▸ REQUEST:
In the entries below, find the lines with the word "this" and copy them.
### ENTRIES PROVIDED
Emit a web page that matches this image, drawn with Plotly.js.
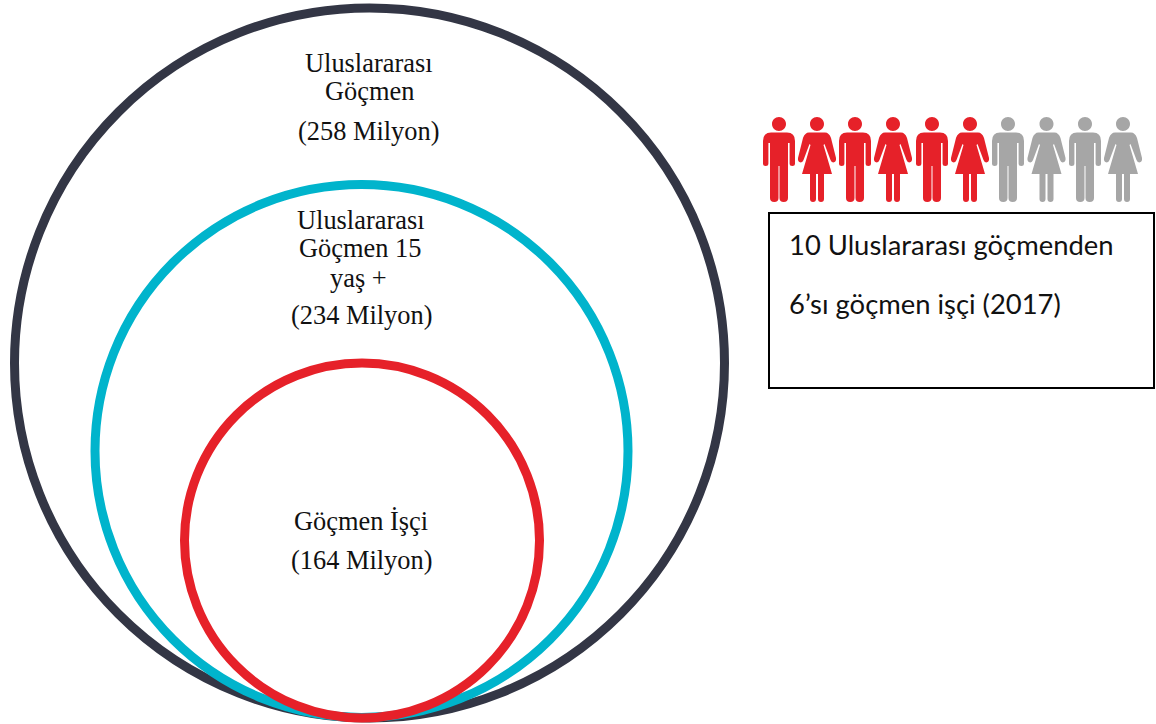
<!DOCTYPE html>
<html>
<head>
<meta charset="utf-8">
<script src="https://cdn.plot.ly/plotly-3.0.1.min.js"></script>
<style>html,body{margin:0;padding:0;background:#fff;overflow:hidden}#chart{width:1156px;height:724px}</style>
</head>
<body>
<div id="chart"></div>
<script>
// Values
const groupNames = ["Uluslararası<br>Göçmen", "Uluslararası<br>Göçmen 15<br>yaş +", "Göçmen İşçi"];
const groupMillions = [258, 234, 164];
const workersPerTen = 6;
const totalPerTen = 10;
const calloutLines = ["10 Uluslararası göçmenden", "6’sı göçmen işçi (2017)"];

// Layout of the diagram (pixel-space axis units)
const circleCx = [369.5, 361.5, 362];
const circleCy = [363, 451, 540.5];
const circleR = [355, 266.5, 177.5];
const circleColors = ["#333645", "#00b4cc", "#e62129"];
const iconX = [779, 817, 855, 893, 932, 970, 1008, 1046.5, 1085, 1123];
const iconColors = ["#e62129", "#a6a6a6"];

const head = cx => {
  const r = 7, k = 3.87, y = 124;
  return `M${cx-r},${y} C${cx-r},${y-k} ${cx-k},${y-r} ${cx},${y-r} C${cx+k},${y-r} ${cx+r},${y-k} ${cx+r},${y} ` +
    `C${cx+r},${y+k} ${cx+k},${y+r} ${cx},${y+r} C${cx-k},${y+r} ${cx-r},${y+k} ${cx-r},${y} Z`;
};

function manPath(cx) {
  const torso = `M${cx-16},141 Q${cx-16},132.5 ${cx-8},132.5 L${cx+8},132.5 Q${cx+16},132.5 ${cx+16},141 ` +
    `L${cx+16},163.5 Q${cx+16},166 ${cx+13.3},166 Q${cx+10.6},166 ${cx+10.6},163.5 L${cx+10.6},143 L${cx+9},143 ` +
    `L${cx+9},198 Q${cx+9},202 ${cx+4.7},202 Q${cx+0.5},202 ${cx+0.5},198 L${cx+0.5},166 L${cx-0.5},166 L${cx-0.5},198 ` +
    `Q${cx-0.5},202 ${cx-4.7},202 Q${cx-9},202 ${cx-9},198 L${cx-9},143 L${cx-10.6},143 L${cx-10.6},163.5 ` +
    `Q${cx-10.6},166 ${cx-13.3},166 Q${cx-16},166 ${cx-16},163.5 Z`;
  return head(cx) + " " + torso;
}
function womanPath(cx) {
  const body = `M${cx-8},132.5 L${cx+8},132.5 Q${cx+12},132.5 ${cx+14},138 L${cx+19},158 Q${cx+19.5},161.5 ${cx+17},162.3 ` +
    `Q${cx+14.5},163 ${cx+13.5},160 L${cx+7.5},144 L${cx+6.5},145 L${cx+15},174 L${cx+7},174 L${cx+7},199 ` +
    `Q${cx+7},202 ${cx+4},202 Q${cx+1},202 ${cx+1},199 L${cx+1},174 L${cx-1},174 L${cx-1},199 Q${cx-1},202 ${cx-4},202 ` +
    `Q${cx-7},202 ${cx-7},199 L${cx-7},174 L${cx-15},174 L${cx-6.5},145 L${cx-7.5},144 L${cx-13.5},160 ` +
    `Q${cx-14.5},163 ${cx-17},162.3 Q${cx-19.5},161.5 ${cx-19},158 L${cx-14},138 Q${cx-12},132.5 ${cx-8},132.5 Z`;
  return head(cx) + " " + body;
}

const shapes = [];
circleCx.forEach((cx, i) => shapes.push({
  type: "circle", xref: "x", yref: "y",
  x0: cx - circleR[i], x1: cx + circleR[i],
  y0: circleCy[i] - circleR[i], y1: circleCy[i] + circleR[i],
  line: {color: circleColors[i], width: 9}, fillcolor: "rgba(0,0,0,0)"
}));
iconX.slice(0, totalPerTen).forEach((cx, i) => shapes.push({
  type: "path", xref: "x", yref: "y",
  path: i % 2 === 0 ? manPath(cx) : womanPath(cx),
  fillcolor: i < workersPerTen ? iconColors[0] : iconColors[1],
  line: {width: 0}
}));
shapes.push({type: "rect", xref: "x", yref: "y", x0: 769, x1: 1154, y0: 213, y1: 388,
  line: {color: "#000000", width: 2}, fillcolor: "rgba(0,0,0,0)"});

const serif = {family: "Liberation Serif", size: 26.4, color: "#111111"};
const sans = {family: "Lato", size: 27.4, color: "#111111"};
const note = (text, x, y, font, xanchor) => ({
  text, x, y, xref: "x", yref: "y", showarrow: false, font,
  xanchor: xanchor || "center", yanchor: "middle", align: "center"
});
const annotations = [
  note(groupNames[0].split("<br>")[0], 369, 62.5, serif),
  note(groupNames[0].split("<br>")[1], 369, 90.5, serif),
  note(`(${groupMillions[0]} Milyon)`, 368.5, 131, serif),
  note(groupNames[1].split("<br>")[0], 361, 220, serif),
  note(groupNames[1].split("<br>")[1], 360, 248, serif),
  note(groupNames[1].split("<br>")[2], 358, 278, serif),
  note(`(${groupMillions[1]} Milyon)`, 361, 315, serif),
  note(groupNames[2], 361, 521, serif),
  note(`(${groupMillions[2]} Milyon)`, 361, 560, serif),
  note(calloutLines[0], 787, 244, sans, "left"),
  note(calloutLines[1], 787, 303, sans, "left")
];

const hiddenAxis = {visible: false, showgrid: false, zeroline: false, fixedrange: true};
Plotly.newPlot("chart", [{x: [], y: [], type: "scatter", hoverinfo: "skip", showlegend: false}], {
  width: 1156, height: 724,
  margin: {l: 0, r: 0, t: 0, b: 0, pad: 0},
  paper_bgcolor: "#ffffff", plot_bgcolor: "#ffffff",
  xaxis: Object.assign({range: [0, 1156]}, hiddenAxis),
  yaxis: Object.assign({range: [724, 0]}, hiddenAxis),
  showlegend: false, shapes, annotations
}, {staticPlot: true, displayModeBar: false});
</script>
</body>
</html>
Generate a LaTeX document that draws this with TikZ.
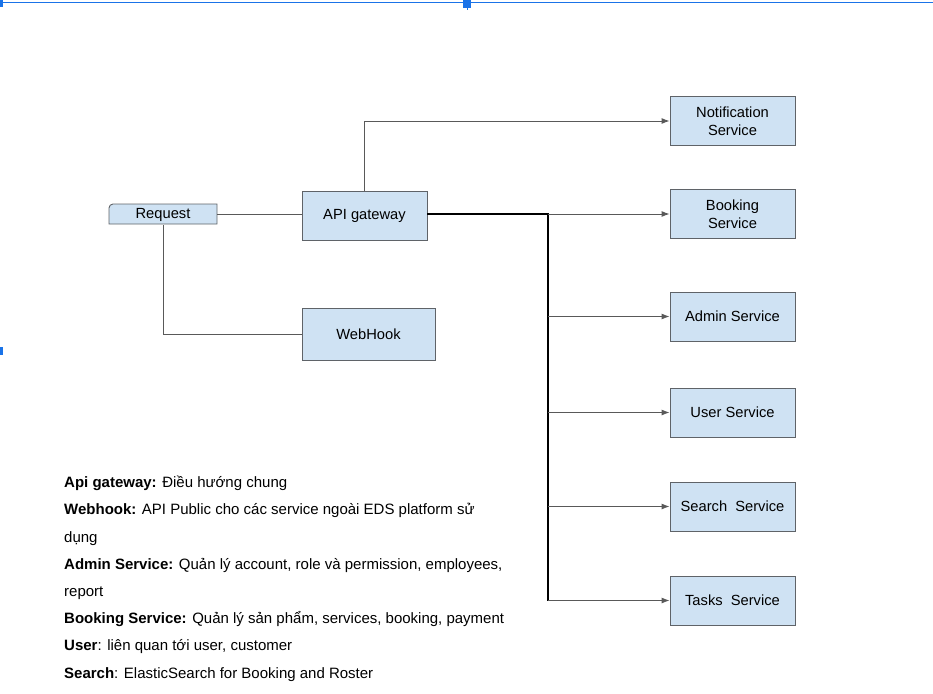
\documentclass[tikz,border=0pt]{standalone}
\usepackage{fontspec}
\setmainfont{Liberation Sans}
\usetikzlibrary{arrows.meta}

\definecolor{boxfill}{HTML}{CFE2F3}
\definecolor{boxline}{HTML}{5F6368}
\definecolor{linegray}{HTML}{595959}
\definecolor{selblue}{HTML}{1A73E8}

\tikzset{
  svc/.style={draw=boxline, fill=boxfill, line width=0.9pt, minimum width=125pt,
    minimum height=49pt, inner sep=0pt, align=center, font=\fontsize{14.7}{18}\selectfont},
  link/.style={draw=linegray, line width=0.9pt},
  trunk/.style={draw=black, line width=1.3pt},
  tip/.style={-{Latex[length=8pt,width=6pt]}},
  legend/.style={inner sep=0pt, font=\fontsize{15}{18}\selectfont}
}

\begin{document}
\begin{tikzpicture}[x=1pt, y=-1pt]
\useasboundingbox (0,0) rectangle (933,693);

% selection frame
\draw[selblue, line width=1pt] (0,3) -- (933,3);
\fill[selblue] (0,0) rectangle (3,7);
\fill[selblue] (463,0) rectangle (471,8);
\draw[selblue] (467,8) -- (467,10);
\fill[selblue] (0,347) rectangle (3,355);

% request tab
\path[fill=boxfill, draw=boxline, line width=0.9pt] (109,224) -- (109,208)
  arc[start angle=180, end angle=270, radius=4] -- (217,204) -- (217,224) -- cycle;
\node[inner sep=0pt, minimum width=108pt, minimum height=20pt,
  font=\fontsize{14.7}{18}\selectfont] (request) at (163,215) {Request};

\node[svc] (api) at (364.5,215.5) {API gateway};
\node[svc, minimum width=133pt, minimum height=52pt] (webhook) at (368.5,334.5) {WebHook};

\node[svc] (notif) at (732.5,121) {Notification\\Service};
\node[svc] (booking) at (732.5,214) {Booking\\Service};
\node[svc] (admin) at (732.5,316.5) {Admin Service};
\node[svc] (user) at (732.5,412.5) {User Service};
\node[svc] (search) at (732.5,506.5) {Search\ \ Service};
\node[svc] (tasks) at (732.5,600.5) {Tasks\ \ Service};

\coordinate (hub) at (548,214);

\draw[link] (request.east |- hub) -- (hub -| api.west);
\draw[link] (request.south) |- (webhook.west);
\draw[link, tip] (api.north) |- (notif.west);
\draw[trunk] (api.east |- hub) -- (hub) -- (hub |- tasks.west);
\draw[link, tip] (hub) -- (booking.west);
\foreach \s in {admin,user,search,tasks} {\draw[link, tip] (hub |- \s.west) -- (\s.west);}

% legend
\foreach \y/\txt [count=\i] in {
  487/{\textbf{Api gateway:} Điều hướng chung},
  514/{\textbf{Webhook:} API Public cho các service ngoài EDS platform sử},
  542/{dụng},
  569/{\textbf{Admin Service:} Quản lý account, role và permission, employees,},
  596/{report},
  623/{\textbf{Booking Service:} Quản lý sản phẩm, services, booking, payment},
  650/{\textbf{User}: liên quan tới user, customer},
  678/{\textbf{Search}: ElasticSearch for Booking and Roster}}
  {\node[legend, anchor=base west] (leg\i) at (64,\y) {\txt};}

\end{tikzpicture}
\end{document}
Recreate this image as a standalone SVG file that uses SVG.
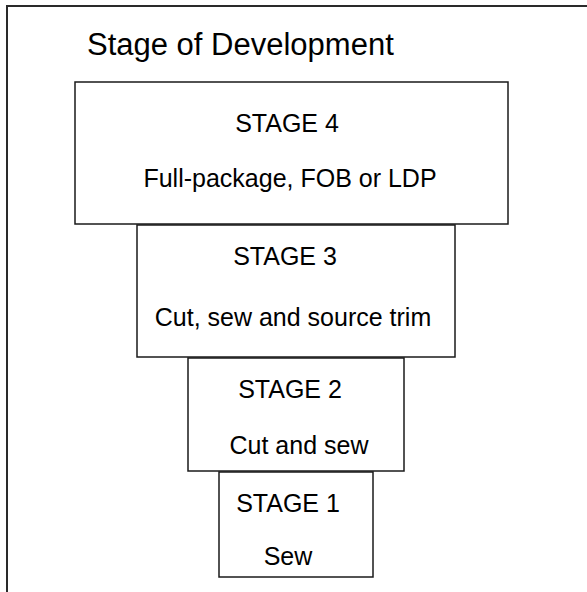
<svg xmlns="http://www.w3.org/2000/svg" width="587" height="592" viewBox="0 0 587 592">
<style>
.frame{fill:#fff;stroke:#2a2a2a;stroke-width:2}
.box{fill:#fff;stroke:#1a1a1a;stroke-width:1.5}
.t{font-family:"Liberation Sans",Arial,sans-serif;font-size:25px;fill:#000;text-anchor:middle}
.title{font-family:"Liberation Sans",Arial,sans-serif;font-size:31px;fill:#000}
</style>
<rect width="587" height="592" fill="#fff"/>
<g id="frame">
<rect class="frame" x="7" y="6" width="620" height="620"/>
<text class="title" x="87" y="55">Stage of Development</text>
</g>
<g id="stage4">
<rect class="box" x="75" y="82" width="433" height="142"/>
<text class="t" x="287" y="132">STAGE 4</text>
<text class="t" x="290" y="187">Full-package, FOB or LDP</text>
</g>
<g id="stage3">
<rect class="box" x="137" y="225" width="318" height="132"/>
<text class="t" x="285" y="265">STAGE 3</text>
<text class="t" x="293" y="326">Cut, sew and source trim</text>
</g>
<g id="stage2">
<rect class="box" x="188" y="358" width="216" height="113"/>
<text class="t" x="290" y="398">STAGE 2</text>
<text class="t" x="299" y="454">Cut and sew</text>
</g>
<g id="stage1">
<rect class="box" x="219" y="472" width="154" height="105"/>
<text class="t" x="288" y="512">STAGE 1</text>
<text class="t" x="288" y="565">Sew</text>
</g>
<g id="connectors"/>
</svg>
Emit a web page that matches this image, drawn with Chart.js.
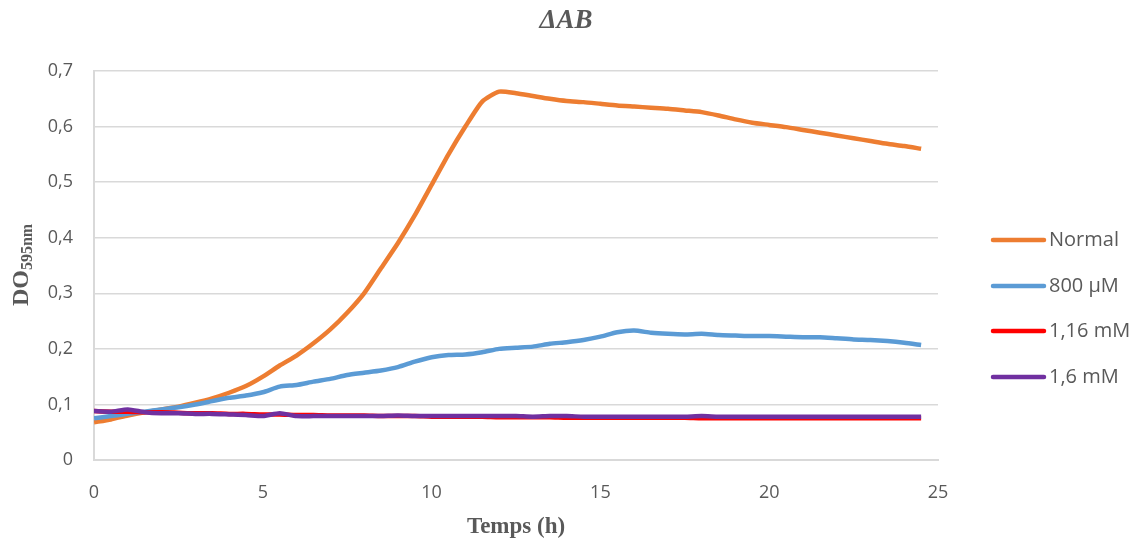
######
▸ WORKED ANSWER:
Emit a web page that matches this image, drawn with Plotly.js.
Generate a LaTeX document that draws this with TikZ.
Recreate this image as a standalone SVG file that uses SVG.
Emit a web page that matches this image, drawn with Chart.js.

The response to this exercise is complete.